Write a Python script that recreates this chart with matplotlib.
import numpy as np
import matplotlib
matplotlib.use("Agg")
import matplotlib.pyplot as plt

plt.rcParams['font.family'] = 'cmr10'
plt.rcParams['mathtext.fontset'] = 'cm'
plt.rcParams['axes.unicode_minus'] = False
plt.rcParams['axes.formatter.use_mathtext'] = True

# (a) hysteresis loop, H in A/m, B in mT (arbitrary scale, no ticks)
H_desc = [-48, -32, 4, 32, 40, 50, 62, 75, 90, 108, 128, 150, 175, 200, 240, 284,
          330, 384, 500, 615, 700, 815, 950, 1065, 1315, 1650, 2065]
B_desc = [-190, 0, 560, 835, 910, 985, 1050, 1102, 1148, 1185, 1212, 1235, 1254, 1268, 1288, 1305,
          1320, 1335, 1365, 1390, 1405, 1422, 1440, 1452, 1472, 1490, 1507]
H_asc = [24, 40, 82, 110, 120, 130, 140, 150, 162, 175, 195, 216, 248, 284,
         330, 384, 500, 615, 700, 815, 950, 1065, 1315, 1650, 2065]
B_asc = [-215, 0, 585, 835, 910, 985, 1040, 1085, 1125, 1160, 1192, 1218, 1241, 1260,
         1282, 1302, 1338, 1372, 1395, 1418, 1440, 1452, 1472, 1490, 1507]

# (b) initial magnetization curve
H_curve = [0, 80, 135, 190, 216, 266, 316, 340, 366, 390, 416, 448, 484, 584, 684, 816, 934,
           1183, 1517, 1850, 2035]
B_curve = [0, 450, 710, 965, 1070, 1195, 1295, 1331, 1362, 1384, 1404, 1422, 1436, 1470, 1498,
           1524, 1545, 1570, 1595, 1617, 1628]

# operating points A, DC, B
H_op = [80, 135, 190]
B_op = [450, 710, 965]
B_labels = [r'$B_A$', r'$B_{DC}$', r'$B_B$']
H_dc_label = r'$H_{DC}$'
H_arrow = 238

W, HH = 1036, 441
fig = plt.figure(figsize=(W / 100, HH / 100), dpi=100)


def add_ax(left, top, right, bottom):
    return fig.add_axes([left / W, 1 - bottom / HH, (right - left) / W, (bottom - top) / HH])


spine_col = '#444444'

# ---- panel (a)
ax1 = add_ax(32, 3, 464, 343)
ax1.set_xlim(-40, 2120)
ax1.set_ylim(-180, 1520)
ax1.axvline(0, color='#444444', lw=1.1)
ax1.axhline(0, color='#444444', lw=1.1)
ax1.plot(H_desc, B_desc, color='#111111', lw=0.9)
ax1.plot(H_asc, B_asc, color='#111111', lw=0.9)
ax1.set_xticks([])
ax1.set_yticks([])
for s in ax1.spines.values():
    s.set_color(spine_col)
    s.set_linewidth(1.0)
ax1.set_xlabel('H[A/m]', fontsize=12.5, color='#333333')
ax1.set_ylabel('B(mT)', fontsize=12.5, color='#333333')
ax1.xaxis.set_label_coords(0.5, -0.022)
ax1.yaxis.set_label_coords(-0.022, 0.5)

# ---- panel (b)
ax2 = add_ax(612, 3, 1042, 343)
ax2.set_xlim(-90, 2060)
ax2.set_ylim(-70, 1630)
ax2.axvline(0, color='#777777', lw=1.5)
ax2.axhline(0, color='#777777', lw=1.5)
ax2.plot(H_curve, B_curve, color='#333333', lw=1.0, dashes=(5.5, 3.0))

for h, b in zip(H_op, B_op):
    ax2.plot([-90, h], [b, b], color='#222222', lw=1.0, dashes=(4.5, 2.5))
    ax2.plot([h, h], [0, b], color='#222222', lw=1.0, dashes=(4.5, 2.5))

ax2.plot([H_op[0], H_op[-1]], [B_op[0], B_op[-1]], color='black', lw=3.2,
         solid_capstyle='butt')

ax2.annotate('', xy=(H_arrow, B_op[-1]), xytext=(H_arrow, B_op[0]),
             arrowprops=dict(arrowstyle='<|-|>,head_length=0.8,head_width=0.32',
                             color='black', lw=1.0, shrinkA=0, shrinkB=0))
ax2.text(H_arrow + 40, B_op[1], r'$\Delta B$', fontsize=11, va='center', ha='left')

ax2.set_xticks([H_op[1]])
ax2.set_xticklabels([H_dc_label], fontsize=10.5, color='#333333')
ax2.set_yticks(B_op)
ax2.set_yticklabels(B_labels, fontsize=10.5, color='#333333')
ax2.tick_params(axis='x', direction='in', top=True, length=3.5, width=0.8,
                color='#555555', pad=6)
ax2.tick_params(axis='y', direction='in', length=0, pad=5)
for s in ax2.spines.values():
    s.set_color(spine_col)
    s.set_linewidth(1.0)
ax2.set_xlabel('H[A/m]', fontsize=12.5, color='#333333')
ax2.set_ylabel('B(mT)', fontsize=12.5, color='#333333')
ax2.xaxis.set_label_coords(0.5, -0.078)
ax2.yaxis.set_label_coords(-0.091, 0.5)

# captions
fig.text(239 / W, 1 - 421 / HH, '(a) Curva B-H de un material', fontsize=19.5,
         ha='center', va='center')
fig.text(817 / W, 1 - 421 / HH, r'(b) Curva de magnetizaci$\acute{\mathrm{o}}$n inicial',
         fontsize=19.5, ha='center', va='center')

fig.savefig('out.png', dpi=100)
====================
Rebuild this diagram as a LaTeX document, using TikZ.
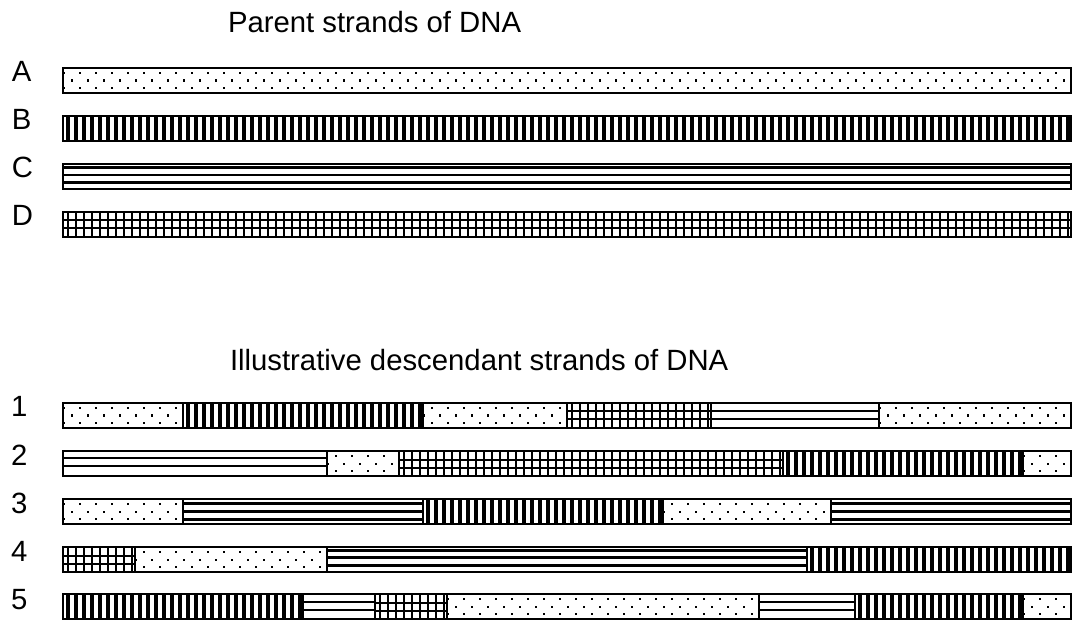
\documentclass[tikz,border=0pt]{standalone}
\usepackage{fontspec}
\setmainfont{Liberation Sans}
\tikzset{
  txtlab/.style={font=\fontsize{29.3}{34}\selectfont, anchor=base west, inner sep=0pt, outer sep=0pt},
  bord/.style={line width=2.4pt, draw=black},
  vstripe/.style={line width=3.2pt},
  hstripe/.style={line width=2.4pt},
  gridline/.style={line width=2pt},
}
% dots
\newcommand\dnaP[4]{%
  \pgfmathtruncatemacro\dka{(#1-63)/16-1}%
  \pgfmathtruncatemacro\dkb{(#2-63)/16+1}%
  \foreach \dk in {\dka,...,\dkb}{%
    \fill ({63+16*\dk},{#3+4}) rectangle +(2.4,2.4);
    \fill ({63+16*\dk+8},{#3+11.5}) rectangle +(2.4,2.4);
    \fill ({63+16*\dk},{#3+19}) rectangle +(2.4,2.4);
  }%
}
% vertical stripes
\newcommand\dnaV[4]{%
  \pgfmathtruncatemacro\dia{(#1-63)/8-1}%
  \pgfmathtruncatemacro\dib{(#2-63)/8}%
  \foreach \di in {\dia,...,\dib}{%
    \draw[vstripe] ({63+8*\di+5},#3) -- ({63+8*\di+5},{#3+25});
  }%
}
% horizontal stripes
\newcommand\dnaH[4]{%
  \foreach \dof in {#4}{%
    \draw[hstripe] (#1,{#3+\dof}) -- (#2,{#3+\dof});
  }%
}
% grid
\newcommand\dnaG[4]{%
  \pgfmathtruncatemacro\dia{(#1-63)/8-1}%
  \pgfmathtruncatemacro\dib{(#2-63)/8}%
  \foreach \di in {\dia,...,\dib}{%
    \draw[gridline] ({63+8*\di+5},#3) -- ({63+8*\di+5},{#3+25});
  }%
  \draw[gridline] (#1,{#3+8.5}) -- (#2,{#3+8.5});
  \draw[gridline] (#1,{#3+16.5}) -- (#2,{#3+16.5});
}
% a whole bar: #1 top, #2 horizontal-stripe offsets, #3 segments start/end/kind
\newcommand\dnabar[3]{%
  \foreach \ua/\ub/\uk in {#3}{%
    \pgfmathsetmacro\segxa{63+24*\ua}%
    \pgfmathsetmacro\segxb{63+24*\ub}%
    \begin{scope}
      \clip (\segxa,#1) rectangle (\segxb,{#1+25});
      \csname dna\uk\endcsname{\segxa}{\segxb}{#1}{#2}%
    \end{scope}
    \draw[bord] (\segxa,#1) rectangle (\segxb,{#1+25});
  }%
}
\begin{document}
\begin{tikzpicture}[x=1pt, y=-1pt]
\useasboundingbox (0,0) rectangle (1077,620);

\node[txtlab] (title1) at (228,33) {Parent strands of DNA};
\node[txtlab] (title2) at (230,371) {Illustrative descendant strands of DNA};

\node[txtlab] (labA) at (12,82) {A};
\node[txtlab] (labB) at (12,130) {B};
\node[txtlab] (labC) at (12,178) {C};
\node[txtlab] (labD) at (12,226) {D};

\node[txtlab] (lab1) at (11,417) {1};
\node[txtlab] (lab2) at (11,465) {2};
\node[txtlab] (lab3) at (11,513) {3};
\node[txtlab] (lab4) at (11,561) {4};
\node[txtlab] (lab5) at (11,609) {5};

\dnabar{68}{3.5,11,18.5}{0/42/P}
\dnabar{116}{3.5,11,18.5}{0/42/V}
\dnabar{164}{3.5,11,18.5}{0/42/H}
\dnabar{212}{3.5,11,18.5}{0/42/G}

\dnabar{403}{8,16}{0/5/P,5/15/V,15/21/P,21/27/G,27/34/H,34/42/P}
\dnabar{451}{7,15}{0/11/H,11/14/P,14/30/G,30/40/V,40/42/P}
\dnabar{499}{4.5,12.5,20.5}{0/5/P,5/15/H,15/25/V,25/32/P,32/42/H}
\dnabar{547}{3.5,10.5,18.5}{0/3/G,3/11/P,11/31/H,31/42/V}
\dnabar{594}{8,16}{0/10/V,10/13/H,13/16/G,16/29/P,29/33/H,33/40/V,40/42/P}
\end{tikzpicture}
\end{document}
====================
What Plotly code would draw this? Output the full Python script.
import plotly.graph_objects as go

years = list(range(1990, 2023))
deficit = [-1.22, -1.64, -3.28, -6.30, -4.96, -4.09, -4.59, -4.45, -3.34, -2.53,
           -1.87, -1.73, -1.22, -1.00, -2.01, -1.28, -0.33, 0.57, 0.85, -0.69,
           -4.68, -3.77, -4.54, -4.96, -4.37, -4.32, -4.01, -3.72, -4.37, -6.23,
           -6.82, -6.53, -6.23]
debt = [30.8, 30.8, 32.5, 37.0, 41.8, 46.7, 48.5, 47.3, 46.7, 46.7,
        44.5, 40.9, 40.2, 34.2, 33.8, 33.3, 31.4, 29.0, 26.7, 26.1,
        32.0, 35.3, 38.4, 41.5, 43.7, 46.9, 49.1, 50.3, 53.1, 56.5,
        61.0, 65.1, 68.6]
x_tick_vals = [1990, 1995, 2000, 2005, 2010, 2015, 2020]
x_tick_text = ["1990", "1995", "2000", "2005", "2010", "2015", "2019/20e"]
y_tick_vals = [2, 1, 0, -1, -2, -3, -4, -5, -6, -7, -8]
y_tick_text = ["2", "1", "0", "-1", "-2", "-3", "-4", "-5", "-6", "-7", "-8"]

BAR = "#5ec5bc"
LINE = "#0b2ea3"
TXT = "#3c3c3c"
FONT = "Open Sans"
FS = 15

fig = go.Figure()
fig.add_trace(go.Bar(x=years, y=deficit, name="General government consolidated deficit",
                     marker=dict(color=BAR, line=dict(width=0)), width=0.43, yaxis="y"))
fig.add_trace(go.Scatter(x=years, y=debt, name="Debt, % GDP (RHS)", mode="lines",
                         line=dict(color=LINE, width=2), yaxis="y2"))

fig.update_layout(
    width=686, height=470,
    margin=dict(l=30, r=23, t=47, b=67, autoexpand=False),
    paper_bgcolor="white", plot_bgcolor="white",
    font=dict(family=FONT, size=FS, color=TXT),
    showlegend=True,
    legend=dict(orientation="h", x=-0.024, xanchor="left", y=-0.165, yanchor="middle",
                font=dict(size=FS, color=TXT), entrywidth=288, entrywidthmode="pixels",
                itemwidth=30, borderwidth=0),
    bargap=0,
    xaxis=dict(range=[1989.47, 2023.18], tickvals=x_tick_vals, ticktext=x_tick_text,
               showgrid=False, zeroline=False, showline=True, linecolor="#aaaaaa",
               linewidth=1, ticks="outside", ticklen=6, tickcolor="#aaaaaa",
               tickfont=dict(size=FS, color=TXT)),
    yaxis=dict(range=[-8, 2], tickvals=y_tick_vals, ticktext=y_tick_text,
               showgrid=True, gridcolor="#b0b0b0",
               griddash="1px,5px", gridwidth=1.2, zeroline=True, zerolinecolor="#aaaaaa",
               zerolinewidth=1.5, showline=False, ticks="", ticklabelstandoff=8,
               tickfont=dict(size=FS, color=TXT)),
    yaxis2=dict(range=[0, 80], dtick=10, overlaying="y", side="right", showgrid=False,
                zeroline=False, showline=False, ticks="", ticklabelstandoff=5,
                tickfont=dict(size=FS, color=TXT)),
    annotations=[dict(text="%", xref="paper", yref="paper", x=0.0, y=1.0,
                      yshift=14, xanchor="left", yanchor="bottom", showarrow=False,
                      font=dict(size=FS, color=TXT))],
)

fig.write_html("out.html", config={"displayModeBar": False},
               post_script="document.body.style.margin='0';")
====================
▸ **Direction**
Extract from the listing above the lines between the line containing "Write a Python" and the line containing "plt.rcParams['axes.formatter.use_mathtext'] = True", keeping both of those lines. Output nothing else.

▸ **Task answer**
Write a Python script that recreates this chart with matplotlib.
import numpy as np
import matplotlib
matplotlib.use("Agg")
import matplotlib.pyplot as plt

plt.rcParams['font.family'] = 'cmr10'
plt.rcParams['mathtext.fontset'] = 'cm'
plt.rcParams['axes.unicode_minus'] = False
plt.rcParams['axes.formatter.use_mathtext'] = True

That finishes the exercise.